Until the switch to federalism takes place, the current situation will continue. Those who are against adopting federalism need to think hard what’s best for the majority of the Filipinos instead of their political survival. Changing the Constitution using whatever form (Constituent Assembly, Cha-Cha, or ConCon) leaders need to be approached with an open mind because if we look at the U.S. Constitution, it has been amended 27 times since 1789 and many of the more consequential changes occurred after the Constitution was ratified.

The opposition are always the one against any charter change because of cynicism. Administrations proposing the change are automatically accused of trying to pull a fast one like monkeying with term-limits or perpetuating the president in power. The mantra is to make Constitutional amendments difficult to achieve much like in the United States.

Plainly, the nationwide referendum is the preferred route versus Congress as a constituting assembly. Because of disinformation whenever a charter change is in the offing, Filipinos are fed with confounding statements. The terms “constituent assembly,” “constitutional convention,” and “referendums” are borrowed terms from the United States Constitution but have different meanings when applied in the Philippines. And to compare these terms with those used in the Philippines are comparing apples and oranges.

The distrust probably stems from the fact that the Philippines has gone through six wholesale Constitutional changes since the beginning of time: the 1897 Constitution of Biak-na-Bato, 1899 Malolos Constitution, 1935 Constitution, 1943 Constitution, 1973 Constitution, and the 1986 Freedom Constitution. Filipinos do not know how to amend a charter.

The reason amendments are difficult to achieve in the United States especially nowadays is the fact that two-thirds of the House and Senate must approve followed by three-fourths (or 75%) of 50 states to ratify it. That’s a whopping 38 states agreeing to adopt such amendment. A classic example of a sensible amendment going by the way side is the Equal Rights Amendment.

Another option provided for in the US Constitution is through a Constitutional Convention called by legislatures of at least two thirds of the various States.
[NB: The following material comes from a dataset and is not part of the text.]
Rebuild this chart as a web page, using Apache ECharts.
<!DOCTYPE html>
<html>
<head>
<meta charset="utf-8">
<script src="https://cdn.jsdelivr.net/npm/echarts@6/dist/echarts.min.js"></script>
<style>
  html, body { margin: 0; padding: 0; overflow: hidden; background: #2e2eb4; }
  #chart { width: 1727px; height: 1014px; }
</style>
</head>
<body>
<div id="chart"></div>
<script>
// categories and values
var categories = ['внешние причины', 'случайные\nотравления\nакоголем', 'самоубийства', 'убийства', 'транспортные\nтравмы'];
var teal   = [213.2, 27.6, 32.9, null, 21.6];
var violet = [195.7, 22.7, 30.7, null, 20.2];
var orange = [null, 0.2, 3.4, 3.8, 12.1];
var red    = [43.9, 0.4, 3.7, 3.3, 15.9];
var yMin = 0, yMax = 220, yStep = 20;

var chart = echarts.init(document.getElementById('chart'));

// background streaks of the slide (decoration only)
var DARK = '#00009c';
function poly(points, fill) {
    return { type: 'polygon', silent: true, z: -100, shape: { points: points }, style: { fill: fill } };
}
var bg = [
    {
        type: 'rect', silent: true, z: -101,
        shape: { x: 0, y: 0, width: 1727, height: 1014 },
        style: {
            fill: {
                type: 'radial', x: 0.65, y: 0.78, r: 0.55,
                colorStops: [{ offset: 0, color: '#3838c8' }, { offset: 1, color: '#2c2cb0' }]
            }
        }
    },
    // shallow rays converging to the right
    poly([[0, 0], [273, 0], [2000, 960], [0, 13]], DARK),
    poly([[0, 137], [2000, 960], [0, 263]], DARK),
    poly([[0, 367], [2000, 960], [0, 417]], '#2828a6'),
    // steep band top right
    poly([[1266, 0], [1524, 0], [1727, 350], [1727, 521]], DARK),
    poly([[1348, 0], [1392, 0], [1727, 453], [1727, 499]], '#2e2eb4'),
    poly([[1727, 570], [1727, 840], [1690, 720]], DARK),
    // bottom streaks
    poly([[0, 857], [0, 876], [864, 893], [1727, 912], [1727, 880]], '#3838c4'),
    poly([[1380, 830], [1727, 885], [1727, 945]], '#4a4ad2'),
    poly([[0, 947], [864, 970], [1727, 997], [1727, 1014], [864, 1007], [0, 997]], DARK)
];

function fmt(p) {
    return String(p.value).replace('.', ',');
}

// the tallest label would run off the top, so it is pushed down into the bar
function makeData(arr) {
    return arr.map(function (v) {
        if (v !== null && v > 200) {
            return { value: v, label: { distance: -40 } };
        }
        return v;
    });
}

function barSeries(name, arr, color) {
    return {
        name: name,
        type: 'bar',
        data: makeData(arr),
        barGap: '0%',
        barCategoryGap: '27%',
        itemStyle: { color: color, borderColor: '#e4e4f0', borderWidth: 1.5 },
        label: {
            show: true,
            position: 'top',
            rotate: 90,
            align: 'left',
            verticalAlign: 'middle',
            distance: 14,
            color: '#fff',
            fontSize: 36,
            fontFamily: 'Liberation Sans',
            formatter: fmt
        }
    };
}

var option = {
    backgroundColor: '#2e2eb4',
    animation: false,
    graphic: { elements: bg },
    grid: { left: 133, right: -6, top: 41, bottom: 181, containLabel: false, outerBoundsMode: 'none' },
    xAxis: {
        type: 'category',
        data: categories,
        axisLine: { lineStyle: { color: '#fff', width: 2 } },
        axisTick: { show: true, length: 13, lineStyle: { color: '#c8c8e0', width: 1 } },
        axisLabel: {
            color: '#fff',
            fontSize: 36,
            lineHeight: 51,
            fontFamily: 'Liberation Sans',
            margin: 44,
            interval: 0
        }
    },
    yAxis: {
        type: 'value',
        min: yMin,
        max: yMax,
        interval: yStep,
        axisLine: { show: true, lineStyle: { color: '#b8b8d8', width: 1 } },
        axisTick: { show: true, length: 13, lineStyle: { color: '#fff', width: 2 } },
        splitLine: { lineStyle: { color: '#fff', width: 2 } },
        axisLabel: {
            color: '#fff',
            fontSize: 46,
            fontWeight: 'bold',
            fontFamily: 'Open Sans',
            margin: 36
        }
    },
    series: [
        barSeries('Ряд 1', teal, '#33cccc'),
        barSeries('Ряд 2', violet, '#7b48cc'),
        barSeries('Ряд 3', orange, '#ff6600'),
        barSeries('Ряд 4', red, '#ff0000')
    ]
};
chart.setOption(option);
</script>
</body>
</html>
Constitutional conventions can propose as many amendments as they wish but would be subject to same majority of the Union. Thus you hear as part of disinformation that a ConCon in the Philippines might do under the sun. Federalism provides the safeguard through a three fourths vote from the regional states.

Constitutions are supposed to be living documents, meaning that they can be amended. Federalism provides an opportunity to improve the lot of Filipinos. It can bring an end to political dynasties. Under the current environment, Congress is pretty much constrained to pass an enabling law to make it happen because of competing self-interest. In places like the Bicol Region where the electorate tends to make a statement through the ballot of being different from the national vote (i.e. Otso Diretso candidates got more votes, etc.), the chance of passing a state enabling law is very high under a federated state.

Leonardo da Vinci warned us before, “As every divided kingdom falls, so every mind divided between many studies confounds and saps itself.”